Our implementation of poll is more or less straightforward, with the exception of the call to waker, which we’ll examine in a second. Each call to poll simply checks if enough time has passed, returning Poll::Ready if it has and Poll::Pending if it hasn’t. Let’s see how it runs.

async fn slow_request(number: u32, ms: u64) {
    Delay::new(Duration::from_millis(ms)).await;
    println!("Response {} received!", number);
}

#[tokio::main]
async fn main() {
    let start = Instant::now();
    slow_request(1, 500).await;
    println!("Finished in {} ms", start.elapsed().as_millis());
}
Polled 243598 times!
Response 1 received!
Finished in 500 ms

Yikes. That’s a lot of polls. The issue is that our implementation of poll causes the runtime to repeatedly poll an instance of Delay, which is a shame because we know at the moment a Delay is created that it will not return Poll::Ready until enough time has passed. It’d be much better if we could let the runtime know to only call poll again when a future is ready to progress. For example, were we reading bytes from a socket, we’d only want to poll the future when the socket has received new bytes to be read.

Enter Wakers. A Waker is a handle for waking a task by notifying the runtime that it is ready to be executed. In our implementation of poll, we get a reference to a future’s Waker via its Context and immediately call .wake() to re-schedule the task for execution, resulting in a busy loop. Instead, let’s spawn a timer thread to sleep until we know a Delay is ready to complete. This should result in poll only being called twice, once when the Delay is first .awaited and once when the delay has expired.

impl Future for Delay {
    type Output = ();

    fn poll(mut self: Pin<&mut Self>, cx: &mut Context<'_>) -> Poll<Self::Output> {
        self.polled += 1;

        if Instant::now() >= self.when {
            println!("Poll called {} times!", self.polled);
            Poll::Ready(())
        } else {
            let waker = cx.waker().clone();
            let when = self.when;

            thread::spawn(move || {
                let now = Instant::now();
                if now < when {
                    thread::sleep(when - now);
                }
                waker.wake();
            });

            Poll::Pending
        }
    }
}

Running main again gives:

Poll called 2 times!
Response 1 received!
Finished in 500 ms

Nice, right?

Conclusion#

We’ve taken a long look at async in Rust, starting with futures, which must be submitted to the runtime for execution by .awaiting them, and ending with poll and Waker, which are the means by which the runtime knows how to suspend and resume tasks. Along the way we took a high level overview of asynchronous programming in general, inclduing one of its main advantages—the ability to run multiple tasks concurrently on a single thread—which we saw in action when we ran several tasks concurrently on a single-threaded tokio runtime.
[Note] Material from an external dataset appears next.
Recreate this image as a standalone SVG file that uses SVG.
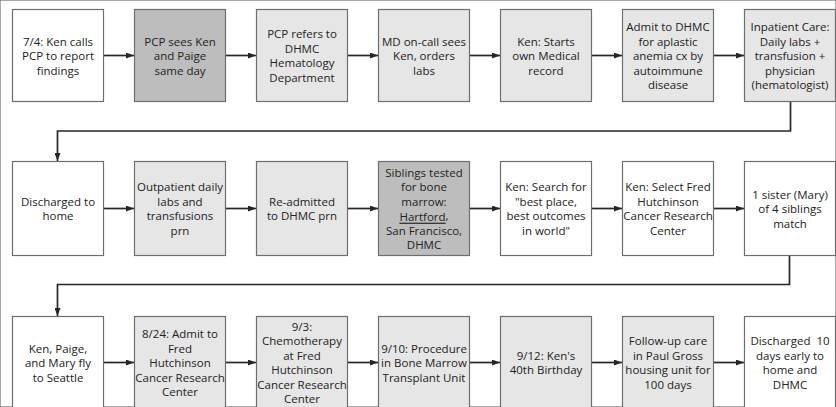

As we’ve seen, asynchronous programming isn’t always straightforward. We hope this post gives comfort to fellow new Rustaceans just looking to get the hang of async in Rust. Rust’s design goal is for asynchronous programming to be as easy as synchronous programming, but with greater expressivity. While I can’t say we’re there yet, Rust’s async story is one I look forward to reading more about in the future.